--- BEGIN MATERIAL PROVIDED ---

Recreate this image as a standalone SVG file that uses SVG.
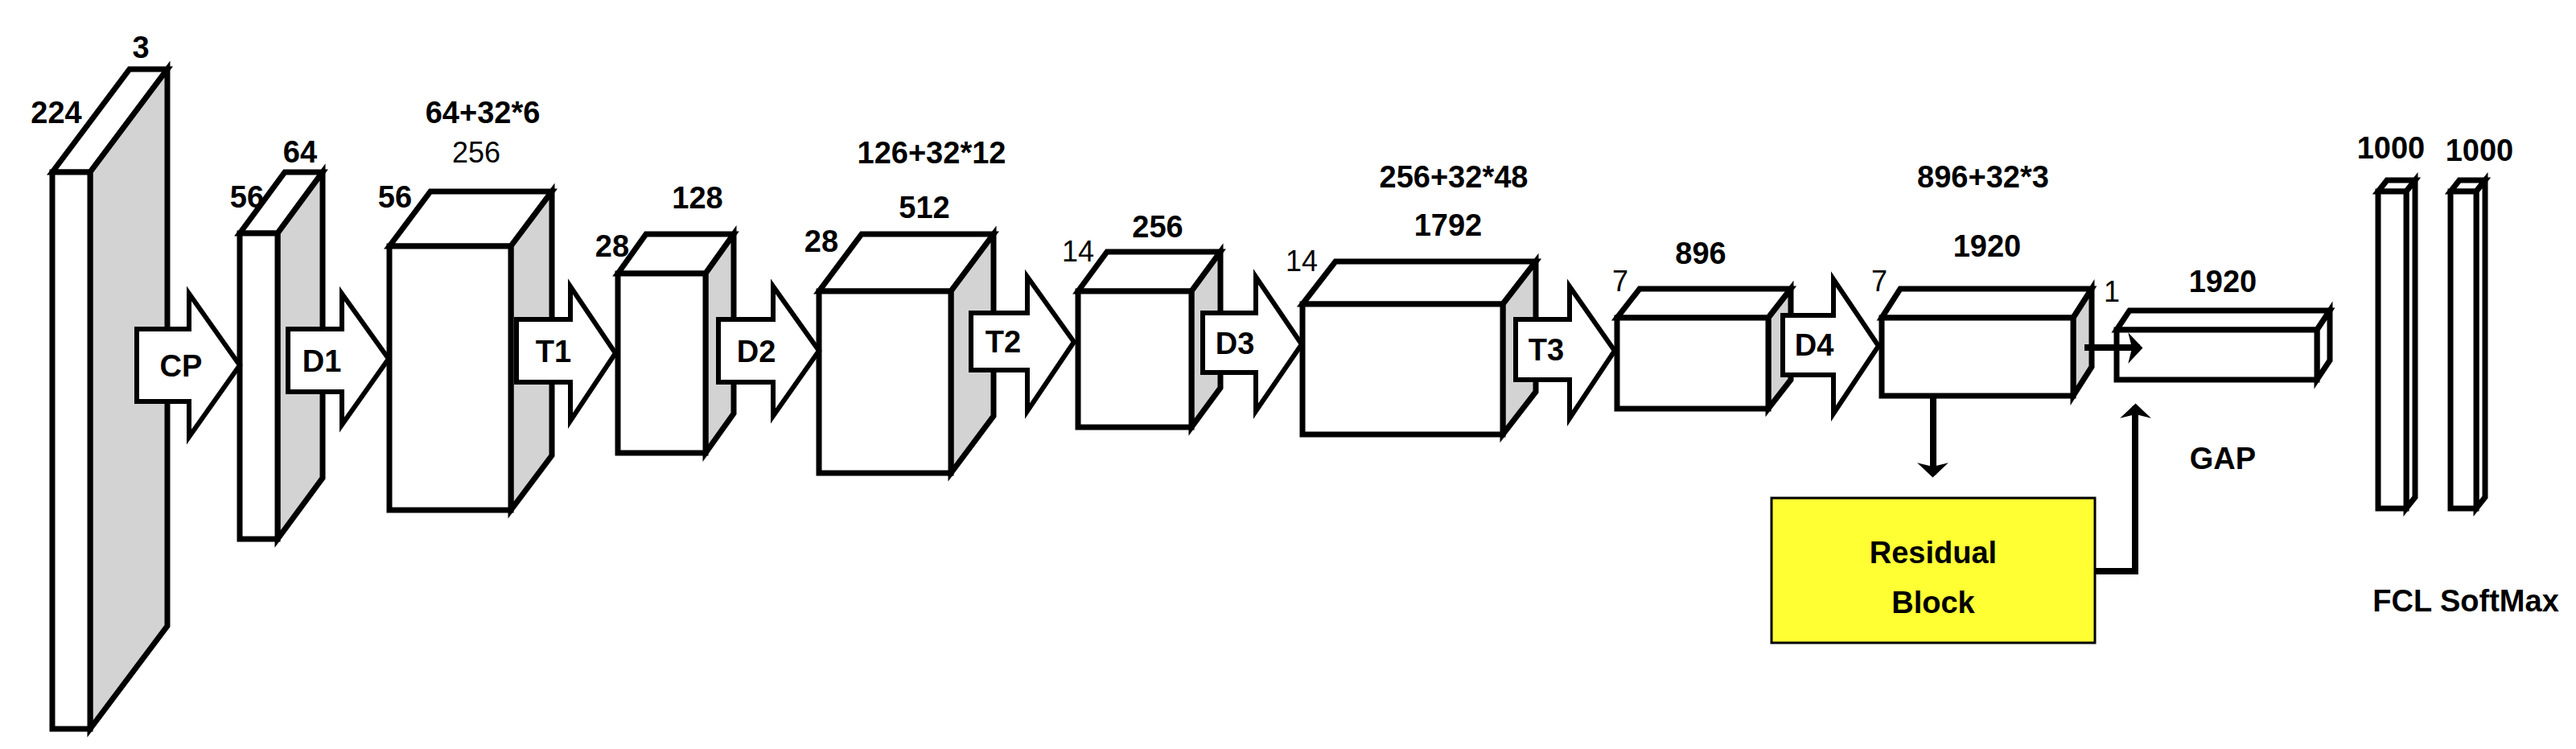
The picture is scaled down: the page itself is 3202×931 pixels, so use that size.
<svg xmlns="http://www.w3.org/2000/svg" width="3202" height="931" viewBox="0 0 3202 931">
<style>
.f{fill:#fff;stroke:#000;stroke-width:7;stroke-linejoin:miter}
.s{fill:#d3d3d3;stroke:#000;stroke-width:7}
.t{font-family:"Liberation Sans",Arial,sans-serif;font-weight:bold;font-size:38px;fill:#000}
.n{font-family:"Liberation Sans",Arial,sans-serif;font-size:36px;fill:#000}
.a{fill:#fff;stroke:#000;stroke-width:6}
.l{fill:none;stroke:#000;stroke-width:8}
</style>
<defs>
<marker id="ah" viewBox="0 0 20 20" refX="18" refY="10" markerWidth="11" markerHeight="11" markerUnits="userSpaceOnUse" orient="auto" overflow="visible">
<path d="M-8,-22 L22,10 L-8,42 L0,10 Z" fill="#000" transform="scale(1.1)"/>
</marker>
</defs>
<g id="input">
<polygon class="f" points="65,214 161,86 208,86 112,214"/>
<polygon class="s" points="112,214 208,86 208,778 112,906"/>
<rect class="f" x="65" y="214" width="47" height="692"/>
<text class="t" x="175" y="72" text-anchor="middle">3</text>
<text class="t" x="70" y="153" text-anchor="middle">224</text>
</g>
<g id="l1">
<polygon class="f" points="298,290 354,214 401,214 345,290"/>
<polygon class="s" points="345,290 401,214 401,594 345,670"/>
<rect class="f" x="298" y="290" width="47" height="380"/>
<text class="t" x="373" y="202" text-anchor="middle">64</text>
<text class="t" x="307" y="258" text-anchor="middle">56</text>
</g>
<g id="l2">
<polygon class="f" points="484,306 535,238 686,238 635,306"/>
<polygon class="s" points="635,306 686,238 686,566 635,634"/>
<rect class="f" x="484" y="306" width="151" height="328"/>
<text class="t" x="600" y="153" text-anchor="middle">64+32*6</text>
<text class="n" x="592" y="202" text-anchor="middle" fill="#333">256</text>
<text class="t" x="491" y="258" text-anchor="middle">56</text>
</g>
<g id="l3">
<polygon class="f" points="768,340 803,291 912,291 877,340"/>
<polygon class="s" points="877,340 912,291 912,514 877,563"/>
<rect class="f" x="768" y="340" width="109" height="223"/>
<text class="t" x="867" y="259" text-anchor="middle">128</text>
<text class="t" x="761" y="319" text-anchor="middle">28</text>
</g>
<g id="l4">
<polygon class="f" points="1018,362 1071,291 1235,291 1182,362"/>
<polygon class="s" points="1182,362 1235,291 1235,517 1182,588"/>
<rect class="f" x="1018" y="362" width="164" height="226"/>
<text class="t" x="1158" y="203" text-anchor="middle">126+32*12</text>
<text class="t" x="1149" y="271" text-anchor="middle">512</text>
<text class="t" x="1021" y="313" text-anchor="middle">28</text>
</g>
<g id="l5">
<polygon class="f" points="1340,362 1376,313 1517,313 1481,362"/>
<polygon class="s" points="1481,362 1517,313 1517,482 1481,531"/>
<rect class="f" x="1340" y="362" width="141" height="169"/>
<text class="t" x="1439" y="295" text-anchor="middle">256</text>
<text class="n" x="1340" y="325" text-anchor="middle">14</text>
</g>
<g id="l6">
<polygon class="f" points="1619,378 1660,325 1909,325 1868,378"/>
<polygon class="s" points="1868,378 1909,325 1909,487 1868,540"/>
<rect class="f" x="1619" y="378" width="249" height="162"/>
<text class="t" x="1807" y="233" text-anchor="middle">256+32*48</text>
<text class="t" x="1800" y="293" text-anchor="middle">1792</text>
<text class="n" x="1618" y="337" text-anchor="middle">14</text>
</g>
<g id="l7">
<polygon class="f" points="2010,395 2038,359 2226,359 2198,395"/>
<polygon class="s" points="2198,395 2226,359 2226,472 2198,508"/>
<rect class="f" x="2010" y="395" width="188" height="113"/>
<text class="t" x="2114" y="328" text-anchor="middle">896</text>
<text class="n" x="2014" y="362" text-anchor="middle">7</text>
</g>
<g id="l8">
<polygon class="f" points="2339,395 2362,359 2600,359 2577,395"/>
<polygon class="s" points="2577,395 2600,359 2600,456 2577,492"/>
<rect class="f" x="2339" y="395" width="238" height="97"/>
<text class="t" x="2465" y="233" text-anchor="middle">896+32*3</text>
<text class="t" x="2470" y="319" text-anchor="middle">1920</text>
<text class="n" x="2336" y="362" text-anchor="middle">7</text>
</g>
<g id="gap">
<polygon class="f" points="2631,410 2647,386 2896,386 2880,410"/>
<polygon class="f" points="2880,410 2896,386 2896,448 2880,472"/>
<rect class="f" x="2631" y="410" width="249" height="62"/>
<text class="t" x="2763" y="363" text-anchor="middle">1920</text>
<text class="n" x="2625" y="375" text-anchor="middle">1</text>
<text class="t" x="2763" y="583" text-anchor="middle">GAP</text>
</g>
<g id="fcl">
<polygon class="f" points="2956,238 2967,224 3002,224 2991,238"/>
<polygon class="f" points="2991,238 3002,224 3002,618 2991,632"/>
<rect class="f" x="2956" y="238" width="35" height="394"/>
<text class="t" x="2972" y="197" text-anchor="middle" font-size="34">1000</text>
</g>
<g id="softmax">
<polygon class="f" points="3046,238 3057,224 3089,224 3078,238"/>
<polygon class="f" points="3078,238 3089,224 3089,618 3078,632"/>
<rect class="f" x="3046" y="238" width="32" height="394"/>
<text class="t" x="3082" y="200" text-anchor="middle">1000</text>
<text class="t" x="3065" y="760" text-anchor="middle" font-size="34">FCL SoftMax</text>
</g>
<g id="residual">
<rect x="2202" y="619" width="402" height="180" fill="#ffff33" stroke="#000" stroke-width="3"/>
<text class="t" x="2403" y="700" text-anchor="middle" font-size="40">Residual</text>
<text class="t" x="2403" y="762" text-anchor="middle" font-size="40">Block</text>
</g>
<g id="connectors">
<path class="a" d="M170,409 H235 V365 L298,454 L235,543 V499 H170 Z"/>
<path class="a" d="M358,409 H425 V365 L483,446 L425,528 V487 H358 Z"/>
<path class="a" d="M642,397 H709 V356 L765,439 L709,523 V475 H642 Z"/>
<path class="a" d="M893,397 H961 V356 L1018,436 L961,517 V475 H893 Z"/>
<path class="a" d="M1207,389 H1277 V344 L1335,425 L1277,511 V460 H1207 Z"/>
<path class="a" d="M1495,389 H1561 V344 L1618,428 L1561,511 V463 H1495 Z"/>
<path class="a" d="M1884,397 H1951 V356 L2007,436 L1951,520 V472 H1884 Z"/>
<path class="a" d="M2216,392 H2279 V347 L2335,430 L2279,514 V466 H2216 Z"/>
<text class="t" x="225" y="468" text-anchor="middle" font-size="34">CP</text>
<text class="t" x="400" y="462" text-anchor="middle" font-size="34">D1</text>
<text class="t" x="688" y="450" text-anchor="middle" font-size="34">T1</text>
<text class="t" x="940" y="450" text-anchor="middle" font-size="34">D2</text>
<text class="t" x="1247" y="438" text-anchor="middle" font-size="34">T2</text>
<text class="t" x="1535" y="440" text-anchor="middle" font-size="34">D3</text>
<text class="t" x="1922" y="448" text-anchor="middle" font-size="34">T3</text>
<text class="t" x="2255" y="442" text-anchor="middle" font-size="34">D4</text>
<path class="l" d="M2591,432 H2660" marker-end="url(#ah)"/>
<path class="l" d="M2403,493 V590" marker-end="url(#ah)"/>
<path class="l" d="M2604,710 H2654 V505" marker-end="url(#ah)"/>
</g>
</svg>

--- END MATERIAL PROVIDED ---

WHAT THE TASK REQUIRES | Could you repeat all of the material exactly? Pictures should not be copied.

FULL ANSWER |
Recreate this image as a standalone SVG file that uses SVG.
The picture is scaled down: the page itself is 3202×931 pixels, so use that size.
<svg xmlns="http://www.w3.org/2000/svg" width="3202" height="931" viewBox="0 0 3202 931">
<style>
.f{fill:#fff;stroke:#000;stroke-width:7;stroke-linejoin:miter}
.s{fill:#d3d3d3;stroke:#000;stroke-width:7}
.t{font-family:"Liberation Sans",Arial,sans-serif;font-weight:bold;font-size:38px;fill:#000}
.n{font-family:"Liberation Sans",Arial,sans-serif;font-size:36px;fill:#000}
.a{fill:#fff;stroke:#000;stroke-width:6}
.l{fill:none;stroke:#000;stroke-width:8}
</style>
<defs>
<marker id="ah" viewBox="0 0 20 20" refX="18" refY="10" markerWidth="11" markerHeight="11" markerUnits="userSpaceOnUse" orient="auto" overflow="visible">
<path d="M-8,-22 L22,10 L-8,42 L0,10 Z" fill="#000" transform="scale(1.1)"/>
</marker>
</defs>
<g id="input">
<polygon class="f" points="65,214 161,86 208,86 112,214"/>
<polygon class="s" points="112,214 208,86 208,778 112,906"/>
<rect class="f" x="65" y="214" width="47" height="692"/>
<text class="t" x="175" y="72" text-anchor="middle">3</text>
<text class="t" x="70" y="153" text-anchor="middle">224</text>
</g>
<g id="l1">
<polygon class="f" points="298,290 354,214 401,214 345,290"/>
<polygon class="s" points="345,290 401,214 401,594 345,670"/>
<rect class="f" x="298" y="290" width="47" height="380"/>
<text class="t" x="373" y="202" text-anchor="middle">64</text>
<text class="t" x="307" y="258" text-anchor="middle">56</text>
</g>
<g id="l2">
<polygon class="f" points="484,306 535,238 686,238 635,306"/>
<polygon class="s" points="635,306 686,238 686,566 635,634"/>
<rect class="f" x="484" y="306" width="151" height="328"/>
<text class="t" x="600" y="153" text-anchor="middle">64+32*6</text>
<text class="n" x="592" y="202" text-anchor="middle" fill="#333">256</text>
<text class="t" x="491" y="258" text-anchor="middle">56</text>
</g>
<g id="l3">
<polygon class="f" points="768,340 803,291 912,291 877,340"/>
<polygon class="s" points="877,340 912,291 912,514 877,563"/>
<rect class="f" x="768" y="340" width="109" height="223"/>
<text class="t" x="867" y="259" text-anchor="middle">128</text>
<text class="t" x="761" y="319" text-anchor="middle">28</text>
</g>
<g id="l4">
<polygon class="f" points="1018,362 1071,291 1235,291 1182,362"/>
<polygon class="s" points="1182,362 1235,291 1235,517 1182,588"/>
<rect class="f" x="1018" y="362" width="164" height="226"/>
<text class="t" x="1158" y="203" text-anchor="middle">126+32*12</text>
<text class="t" x="1149" y="271" text-anchor="middle">512</text>
<text class="t" x="1021" y="313" text-anchor="middle">28</text>
</g>
<g id="l5">
<polygon class="f" points="1340,362 1376,313 1517,313 1481,362"/>
<polygon class="s" points="1481,362 1517,313 1517,482 1481,531"/>
<rect class="f" x="1340" y="362" width="141" height="169"/>
<text class="t" x="1439" y="295" text-anchor="middle">256</text>
<text class="n" x="1340" y="325" text-anchor="middle">14</text>
</g>
<g id="l6">
<polygon class="f" points="1619,378 1660,325 1909,325 1868,378"/>
<polygon class="s" points="1868,378 1909,325 1909,487 1868,540"/>
<rect class="f" x="1619" y="378" width="249" height="162"/>
<text class="t" x="1807" y="233" text-anchor="middle">256+32*48</text>
<text class="t" x="1800" y="293" text-anchor="middle">1792</text>
<text class="n" x="1618" y="337" text-anchor="middle">14</text>
</g>
<g id="l7">
<polygon class="f" points="2010,395 2038,359 2226,359 2198,395"/>
<polygon class="s" points="2198,395 2226,359 2226,472 2198,508"/>
<rect class="f" x="2010" y="395" width="188" height="113"/>
<text class="t" x="2114" y="328" text-anchor="middle">896</text>
<text class="n" x="2014" y="362" text-anchor="middle">7</text>
</g>
<g id="l8">
<polygon class="f" points="2339,395 2362,359 2600,359 2577,395"/>
<polygon class="s" points="2577,395 2600,359 2600,456 2577,492"/>
<rect class="f" x="2339" y="395" width="238" height="97"/>
<text class="t" x="2465" y="233" text-anchor="middle">896+32*3</text>
<text class="t" x="2470" y="319" text-anchor="middle">1920</text>
<text class="n" x="2336" y="362" text-anchor="middle">7</text>
</g>
<g id="gap">
<polygon class="f" points="2631,410 2647,386 2896,386 2880,410"/>
<polygon class="f" points="2880,410 2896,386 2896,448 2880,472"/>
<rect class="f" x="2631" y="410" width="249" height="62"/>
<text class="t" x="2763" y="363" text-anchor="middle">1920</text>
<text class="n" x="2625" y="375" text-anchor="middle">1</text>
<text class="t" x="2763" y="583" text-anchor="middle">GAP</text>
</g>
<g id="fcl">
<polygon class="f" points="2956,238 2967,224 3002,224 2991,238"/>
<polygon class="f" points="2991,238 3002,224 3002,618 2991,632"/>
<rect class="f" x="2956" y="238" width="35" height="394"/>
<text class="t" x="2972" y="197" text-anchor="middle" font-size="34">1000</text>
</g>
<g id="softmax">
<polygon class="f" points="3046,238 3057,224 3089,224 3078,238"/>
<polygon class="f" points="3078,238 3089,224 3089,618 3078,632"/>
<rect class="f" x="3046" y="238" width="32" height="394"/>
<text class="t" x="3082" y="200" text-anchor="middle">1000</text>
<text class="t" x="3065" y="760" text-anchor="middle" font-size="34">FCL SoftMax</text>
</g>
<g id="residual">
<rect x="2202" y="619" width="402" height="180" fill="#ffff33" stroke="#000" stroke-width="3"/>
<text class="t" x="2403" y="700" text-anchor="middle" font-size="40">Residual</text>
<text class="t" x="2403" y="762" text-anchor="middle" font-size="40">Block</text>
</g>
<g id="connectors">
<path class="a" d="M170,409 H235 V365 L298,454 L235,543 V499 H170 Z"/>
<path class="a" d="M358,409 H425 V365 L483,446 L425,528 V487 H358 Z"/>
<path class="a" d="M642,397 H709 V356 L765,439 L709,523 V475 H642 Z"/>
<path class="a" d="M893,397 H961 V356 L1018,436 L961,517 V475 H893 Z"/>
<path class="a" d="M1207,389 H1277 V344 L1335,425 L1277,511 V460 H1207 Z"/>
<path class="a" d="M1495,389 H1561 V344 L1618,428 L1561,511 V463 H1495 Z"/>
<path class="a" d="M1884,397 H1951 V356 L2007,436 L1951,520 V472 H1884 Z"/>
<path class="a" d="M2216,392 H2279 V347 L2335,430 L2279,514 V466 H2216 Z"/>
<text class="t" x="225" y="468" text-anchor="middle" font-size="34">CP</text>
<text class="t" x="400" y="462" text-anchor="middle" font-size="34">D1</text>
<text class="t" x="688" y="450" text-anchor="middle" font-size="34">T1</text>
<text class="t" x="940" y="450" text-anchor="middle" font-size="34">D2</text>
<text class="t" x="1247" y="438" text-anchor="middle" font-size="34">T2</text>
<text class="t" x="1535" y="440" text-anchor="middle" font-size="34">D3</text>
<text class="t" x="1922" y="448" text-anchor="middle" font-size="34">T3</text>
<text class="t" x="2255" y="442" text-anchor="middle" font-size="34">D4</text>
<path class="l" d="M2591,432 H2660" marker-end="url(#ah)"/>
<path class="l" d="M2403,493 V590" marker-end="url(#ah)"/>
<path class="l" d="M2604,710 H2654 V505" marker-end="url(#ah)"/>
</g>
</svg>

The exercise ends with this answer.